Wayne Brown, former Mississippi southern transportation commissioner, said: “Seeing these huge concrete and steel structures lying in the water, end over end, was to me as an engineer one of the most graphic displays of the hurricane’s strength.”

Normally it takes a least one year to design a bridge the size of those structures and another three or four to build, MDOT said, but the state made those bridges a top priority.

Using a method that allowed the designing, engineering, permitting and construction to be done simultaneously, the new Bay St.
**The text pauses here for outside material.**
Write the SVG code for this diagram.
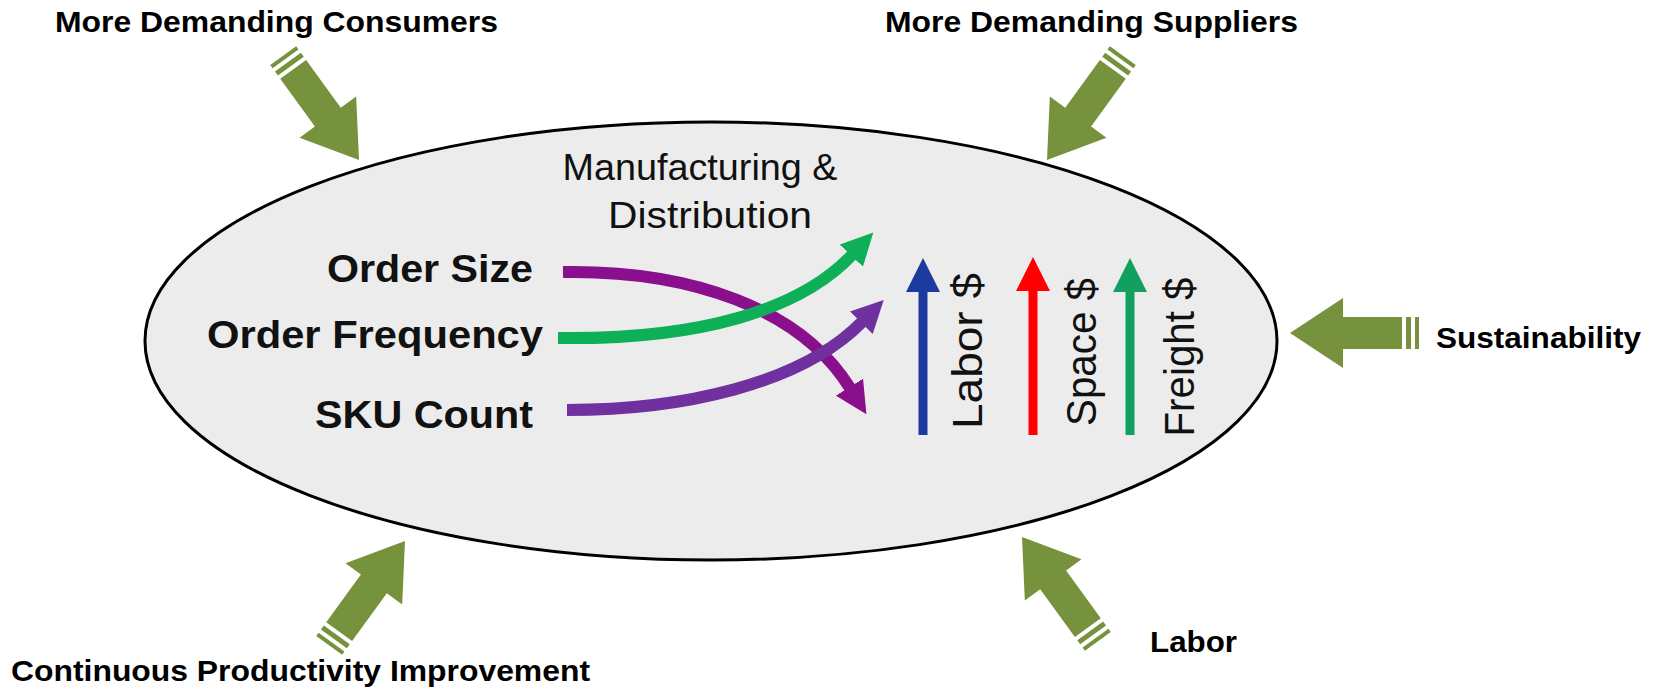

Louis Bridge was dedicated in May 2007 and Biloxi Bay Bridge opened in November 2007.

“Restoring mobility along the Gulf Coast was possible because of the efforts and hard work of many,” said MDOT Executive Director Melinda McGrath. “MDOT workers were on the scene the day of the hurricane, the day after the hurricane and for days, weeks, months and years” afterward.

The bridge work also permitted special artistic decoration. Using salvaged bearing plates from the old bridges, local artists created drawings that were made into bronze relief plaques depicting life on the Mississippi Gulf Coast. That artwork is installed every tenth of a mile on the pedestrian lane of each bridge to link the area’s past and present.

The department planned to honor those artists Aug. 29 at the Ohr-O’Keefe Museum of Art in Biloxi.